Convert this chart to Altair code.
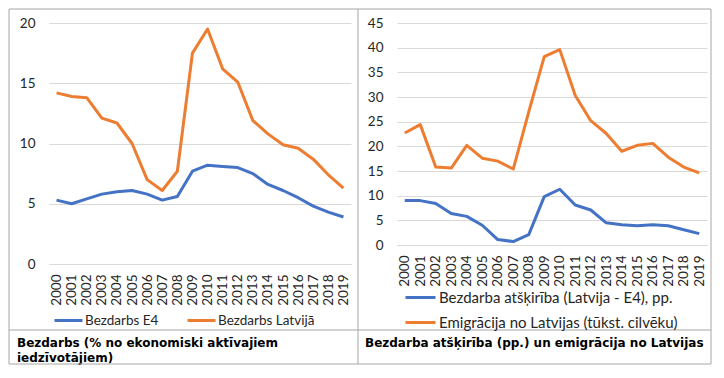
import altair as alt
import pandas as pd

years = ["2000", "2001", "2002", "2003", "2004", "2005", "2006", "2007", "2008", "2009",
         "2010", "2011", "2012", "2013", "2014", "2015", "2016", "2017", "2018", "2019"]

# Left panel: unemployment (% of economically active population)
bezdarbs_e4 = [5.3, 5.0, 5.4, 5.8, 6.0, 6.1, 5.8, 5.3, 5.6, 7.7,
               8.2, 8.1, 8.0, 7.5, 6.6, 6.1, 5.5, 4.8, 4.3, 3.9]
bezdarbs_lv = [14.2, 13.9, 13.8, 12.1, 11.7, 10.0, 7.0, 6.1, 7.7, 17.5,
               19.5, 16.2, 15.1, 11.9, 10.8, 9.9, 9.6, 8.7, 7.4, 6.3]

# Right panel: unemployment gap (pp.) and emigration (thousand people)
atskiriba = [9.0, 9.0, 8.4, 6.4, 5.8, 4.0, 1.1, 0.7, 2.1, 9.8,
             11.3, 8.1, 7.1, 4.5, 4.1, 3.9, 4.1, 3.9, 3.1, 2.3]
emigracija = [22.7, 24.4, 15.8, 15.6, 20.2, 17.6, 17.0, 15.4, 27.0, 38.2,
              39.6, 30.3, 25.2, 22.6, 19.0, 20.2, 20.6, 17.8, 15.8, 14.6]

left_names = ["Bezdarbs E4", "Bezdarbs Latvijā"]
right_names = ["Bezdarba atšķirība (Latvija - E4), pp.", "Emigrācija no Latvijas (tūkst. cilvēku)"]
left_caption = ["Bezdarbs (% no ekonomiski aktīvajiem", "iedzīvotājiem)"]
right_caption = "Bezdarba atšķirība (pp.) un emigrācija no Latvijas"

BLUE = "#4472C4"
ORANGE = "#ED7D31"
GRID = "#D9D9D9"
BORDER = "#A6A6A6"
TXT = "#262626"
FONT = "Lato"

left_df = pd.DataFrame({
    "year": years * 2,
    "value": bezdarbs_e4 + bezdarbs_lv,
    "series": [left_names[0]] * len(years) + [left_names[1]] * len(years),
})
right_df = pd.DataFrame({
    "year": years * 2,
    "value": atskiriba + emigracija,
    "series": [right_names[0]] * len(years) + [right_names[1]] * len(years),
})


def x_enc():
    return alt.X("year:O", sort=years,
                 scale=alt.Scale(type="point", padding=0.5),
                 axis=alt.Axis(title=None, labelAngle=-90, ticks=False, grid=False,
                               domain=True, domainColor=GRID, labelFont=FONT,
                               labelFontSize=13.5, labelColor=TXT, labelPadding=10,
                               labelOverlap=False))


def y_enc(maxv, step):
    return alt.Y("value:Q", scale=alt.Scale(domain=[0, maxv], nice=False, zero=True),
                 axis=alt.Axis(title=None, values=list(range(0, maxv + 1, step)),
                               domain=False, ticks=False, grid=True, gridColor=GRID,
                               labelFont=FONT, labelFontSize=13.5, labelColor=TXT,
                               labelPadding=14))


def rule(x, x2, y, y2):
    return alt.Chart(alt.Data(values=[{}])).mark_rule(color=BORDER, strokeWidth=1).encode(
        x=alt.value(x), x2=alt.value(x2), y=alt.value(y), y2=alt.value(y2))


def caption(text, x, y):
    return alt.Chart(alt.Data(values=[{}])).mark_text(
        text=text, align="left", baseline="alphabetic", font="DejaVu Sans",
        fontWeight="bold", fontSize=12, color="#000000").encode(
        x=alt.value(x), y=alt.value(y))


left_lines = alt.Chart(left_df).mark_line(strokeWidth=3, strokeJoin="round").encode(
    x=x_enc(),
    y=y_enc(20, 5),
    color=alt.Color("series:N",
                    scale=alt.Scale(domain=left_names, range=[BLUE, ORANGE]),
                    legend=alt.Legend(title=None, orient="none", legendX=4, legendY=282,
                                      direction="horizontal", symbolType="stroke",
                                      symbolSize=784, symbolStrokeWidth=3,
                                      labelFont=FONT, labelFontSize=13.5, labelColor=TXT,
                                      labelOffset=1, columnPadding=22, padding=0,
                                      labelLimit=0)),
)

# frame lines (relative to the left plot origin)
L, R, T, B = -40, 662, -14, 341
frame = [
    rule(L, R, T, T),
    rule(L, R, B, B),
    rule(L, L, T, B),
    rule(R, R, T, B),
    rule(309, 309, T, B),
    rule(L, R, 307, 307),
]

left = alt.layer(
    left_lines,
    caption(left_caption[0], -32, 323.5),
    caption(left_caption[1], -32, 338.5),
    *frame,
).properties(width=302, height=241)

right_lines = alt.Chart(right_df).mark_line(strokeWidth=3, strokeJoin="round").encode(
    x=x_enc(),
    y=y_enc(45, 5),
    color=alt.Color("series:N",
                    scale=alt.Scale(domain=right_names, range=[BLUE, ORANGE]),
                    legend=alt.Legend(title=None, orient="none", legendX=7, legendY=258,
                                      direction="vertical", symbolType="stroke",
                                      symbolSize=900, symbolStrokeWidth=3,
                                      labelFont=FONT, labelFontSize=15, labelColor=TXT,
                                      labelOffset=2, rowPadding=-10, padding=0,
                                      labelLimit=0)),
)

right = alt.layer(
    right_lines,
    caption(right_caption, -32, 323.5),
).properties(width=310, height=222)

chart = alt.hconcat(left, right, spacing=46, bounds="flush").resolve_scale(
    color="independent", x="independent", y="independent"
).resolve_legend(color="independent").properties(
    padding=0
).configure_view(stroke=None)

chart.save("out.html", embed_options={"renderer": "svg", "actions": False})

---

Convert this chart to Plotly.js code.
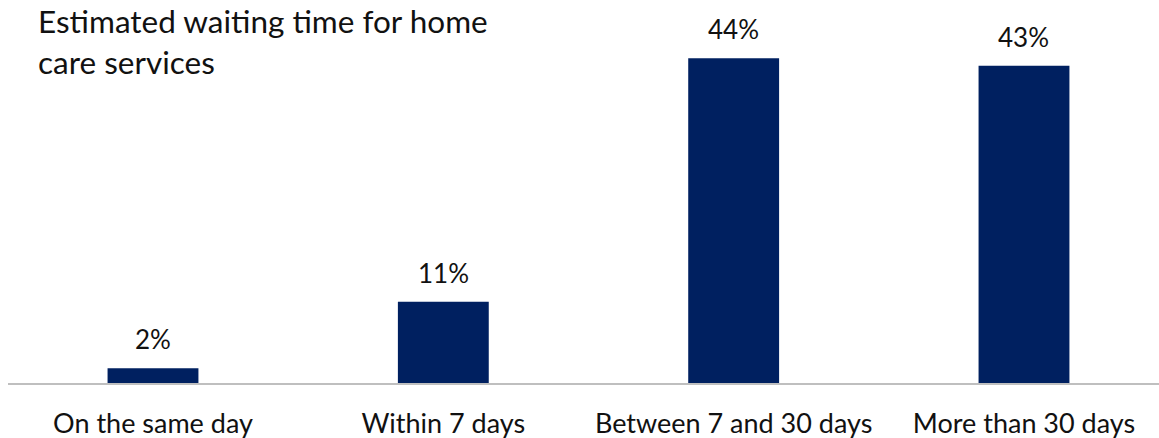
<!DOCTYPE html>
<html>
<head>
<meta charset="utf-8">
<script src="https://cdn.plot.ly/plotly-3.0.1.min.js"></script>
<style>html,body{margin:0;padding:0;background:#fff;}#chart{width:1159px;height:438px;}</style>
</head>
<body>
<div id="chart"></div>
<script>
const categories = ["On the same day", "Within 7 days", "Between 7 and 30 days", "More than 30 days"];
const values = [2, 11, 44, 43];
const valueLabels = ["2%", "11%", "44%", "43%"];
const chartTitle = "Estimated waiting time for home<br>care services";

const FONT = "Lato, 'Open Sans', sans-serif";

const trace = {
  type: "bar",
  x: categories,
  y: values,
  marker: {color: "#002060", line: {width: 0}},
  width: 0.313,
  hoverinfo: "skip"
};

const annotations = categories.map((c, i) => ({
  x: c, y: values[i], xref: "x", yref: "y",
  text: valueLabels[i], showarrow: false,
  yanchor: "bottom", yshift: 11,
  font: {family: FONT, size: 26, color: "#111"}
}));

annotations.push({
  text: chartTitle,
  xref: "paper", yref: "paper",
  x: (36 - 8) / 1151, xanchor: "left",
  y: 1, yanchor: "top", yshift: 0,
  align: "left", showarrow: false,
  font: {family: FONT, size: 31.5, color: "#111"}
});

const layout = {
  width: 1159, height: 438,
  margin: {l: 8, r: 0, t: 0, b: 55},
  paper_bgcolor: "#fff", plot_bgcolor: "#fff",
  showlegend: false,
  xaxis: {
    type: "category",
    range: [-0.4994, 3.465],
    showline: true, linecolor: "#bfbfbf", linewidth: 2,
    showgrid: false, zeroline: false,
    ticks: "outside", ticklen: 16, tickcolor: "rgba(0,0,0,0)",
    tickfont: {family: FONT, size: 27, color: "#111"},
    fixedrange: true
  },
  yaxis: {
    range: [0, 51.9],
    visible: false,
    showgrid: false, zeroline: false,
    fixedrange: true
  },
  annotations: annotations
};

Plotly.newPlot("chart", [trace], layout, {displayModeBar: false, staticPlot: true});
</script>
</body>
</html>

Goal>
Copy the lines above exactly, starting with the line that contains "Convert this chart to Altair code." and ending with the line that contains "labelOverlap=False))", and leave out any pictures.

Reply to the exercise>
Convert this chart to Altair code.
import altair as alt
import pandas as pd

years = ["2000", "2001", "2002", "2003", "2004", "2005", "2006", "2007", "2008", "2009",
         "2010", "2011", "2012", "2013", "2014", "2015", "2016", "2017", "2018", "2019"]

# Left panel: unemployment (% of economically active population)
bezdarbs_e4 = [5.3, 5.0, 5.4, 5.8, 6.0, 6.1, 5.8, 5.3, 5.6, 7.7,
               8.2, 8.1, 8.0, 7.5, 6.6, 6.1, 5.5, 4.8, 4.3, 3.9]
bezdarbs_lv = [14.2, 13.9, 13.8, 12.1, 11.7, 10.0, 7.0, 6.1, 7.7, 17.5,
               19.5, 16.2, 15.1, 11.9, 10.8, 9.9, 9.6, 8.7, 7.4, 6.3]

# Right panel: unemployment gap (pp.) and emigration (thousand people)
atskiriba = [9.0, 9.0, 8.4, 6.4, 5.8, 4.0, 1.1, 0.7, 2.1, 9.8,
             11.3, 8.1, 7.1, 4.5, 4.1, 3.9, 4.1, 3.9, 3.1, 2.3]
emigracija = [22.7, 24.4, 15.8, 15.6, 20.2, 17.6, 17.0, 15.4, 27.0, 38.2,
              39.6, 30.3, 25.2, 22.6, 19.0, 20.2, 20.6, 17.8, 15.8, 14.6]

left_names = ["Bezdarbs E4", "Bezdarbs Latvijā"]
right_names = ["Bezdarba atšķirība (Latvija - E4), pp.", "Emigrācija no Latvijas (tūkst. cilvēku)"]
left_caption = ["Bezdarbs (% no ekonomiski aktīvajiem", "iedzīvotājiem)"]
right_caption = "Bezdarba atšķirība (pp.) un emigrācija no Latvijas"

BLUE = "#4472C4"
ORANGE = "#ED7D31"
GRID = "#D9D9D9"
BORDER = "#A6A6A6"
TXT = "#262626"
FONT = "Lato"

left_df = pd.DataFrame({
    "year": years * 2,
    "value": bezdarbs_e4 + bezdarbs_lv,
    "series": [left_names[0]] * len(years) + [left_names[1]] * len(years),
})
right_df = pd.DataFrame({
    "year": years * 2,
    "value": atskiriba + emigracija,
    "series": [right_names[0]] * len(years) + [right_names[1]] * len(years),
})


def x_enc():
    return alt.X("year:O", sort=years,
                 scale=alt.Scale(type="point", padding=0.5),
                 axis=alt.Axis(title=None, labelAngle=-90, ticks=False, grid=False,
                               domain=True, domainColor=GRID, labelFont=FONT,
                               labelFontSize=13.5, labelColor=TXT, labelPadding=10,
                               labelOverlap=False))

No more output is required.